Task: Search the Internet (e.g. NASA) for photos of auroras that have been photographed by space probes on other planets. What do these lights show when you look at them from space?
a) Consider their position on the planet (are they closer to the pole or the equator) and describe their shape. Where is the magnetic pole in the picture? Does it correspond to the rotation pole? (Hint: The cloud bands on the gas planets are parallel to the equator, so you can see the position of the rotation pole from this).
b) Are there auroras on Venus? – Give reasons for your answer!
The sun does not have a static magnetic field like the planets, but a very dynamic one. The magnetic field lines are physically connected to the hot gas (plasma) of the solar atmosphere and therefore rotate with the material.

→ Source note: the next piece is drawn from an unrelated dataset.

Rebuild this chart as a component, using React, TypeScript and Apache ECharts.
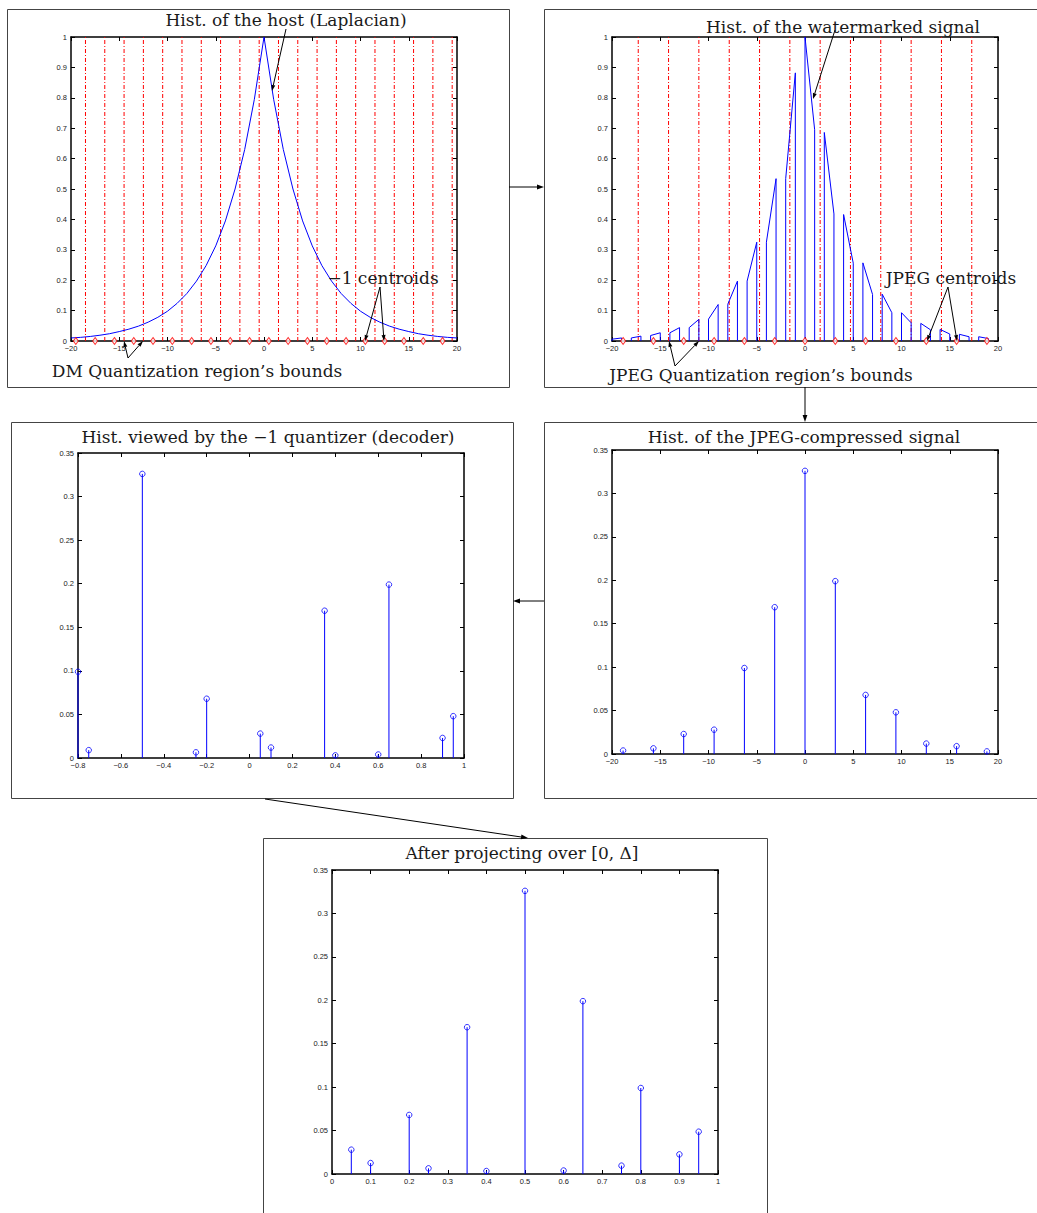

However, the solar surface does not rotate at the same speed everywhere (as with rigid bodies, e.g. the Earth), but the solar surface rotates faster at the equator than at the poles (differential rotation). As a result, the magnetic field lines from the equator “overtake” the others that are closer to the poles and become more and more twisted.
The visual effect is caused by the fact that at “nodes” of the magnetic field the hot material from deep layers of the sun can no longer reach the surface as well and a (seemingly darker) spot is created.
In the sunspot, the surface temperature is only approx. 4000-5000 K and therefore 1000-2000 K cooler than the normal surface temperature of the sun of approx. 6000 K. So although this spot is still hot (i.e. bright), it is somewhat cooler in relation to its surroundings and therefore darker.
Approximately every eleven years, the sun’s magnetic field, which is twisted in many places, collapses and all sunspots disappear. It then rebuilds with the polarity reversed and the game begins again.
The magnetic field of a sunspot can be measured by splitting spectral lines using the Zeeman effect.
Zeeman effect in the laboratory
Zeeman splitting of the Fe lines of the sun (measured at the Einstein Tower in Potsdam)
Splitting of a spectral line, measured in a sunspot
The picture shown here was taken by me during an astrophysical practical course in Potsdam.
(I led this seminar from 2001-2004, so there was plenty of opportunity: unfortunately the Potsdam weather was not always kind to us, but it did work out once).
Task: Save the image and measure the width of the split in pixels.
The two unsplit lines are the oxygen lines of the earth’s atmosphere. They are assigned the wavelengths 630.20 nm and 630.27 nm.
As the distance between the O2 lines is well known from laboratory measurements, you can also measure them in pixels and deduce how large the splitting is in typical units of wavelength (nm or angstroms).
Reference (for comparison): Between them is the iron line 630.25 nm and next to the trio we find Fe 630.151; both in the solar spectrum.
You can use this to calculate the magnetic field strength using the familiar Zeeman splitting formula.
Task: How do you explain the broadening of solar lines compared to terrestrial lines? Which physical quantities – apart from magnetic fields – have a broadening effect on spectral lines?
Measuring device: The Einstein Tower on Potsdam’s Telegrafenberg
The tower is still used today by solar physicists and is therefore only open to the public to a limited extent. Visits can be booked via the Urania Potsdam.
How it works: Light enters through the dome.
Two plane mirrors direct it into the tower.
The so-called coelostat (large image below): Light is first reflected onto the mirror at the bottom right and from this onto the one at the top left.
There it falls through a lens (inlay image on the left), which is adjustable for focusing.
In the basement of the tower (top right), the image of the sun arrives at a gap in the wall after a further deflection (the photograph of the sun is now in front of it):
Behind it, in a well-tempered room, is a sensitive spectrograph. Its results were then analyzed in the past with a book (= “Tafelwerk der Spektrallinien”) and today with a computer.
In the basement laboratory, the light from the sun can also be projected and generate a large image of the sun. Alternatively, it is directed through the slit into the spectrograph (etalon), which is covered here by a small solar image avatar.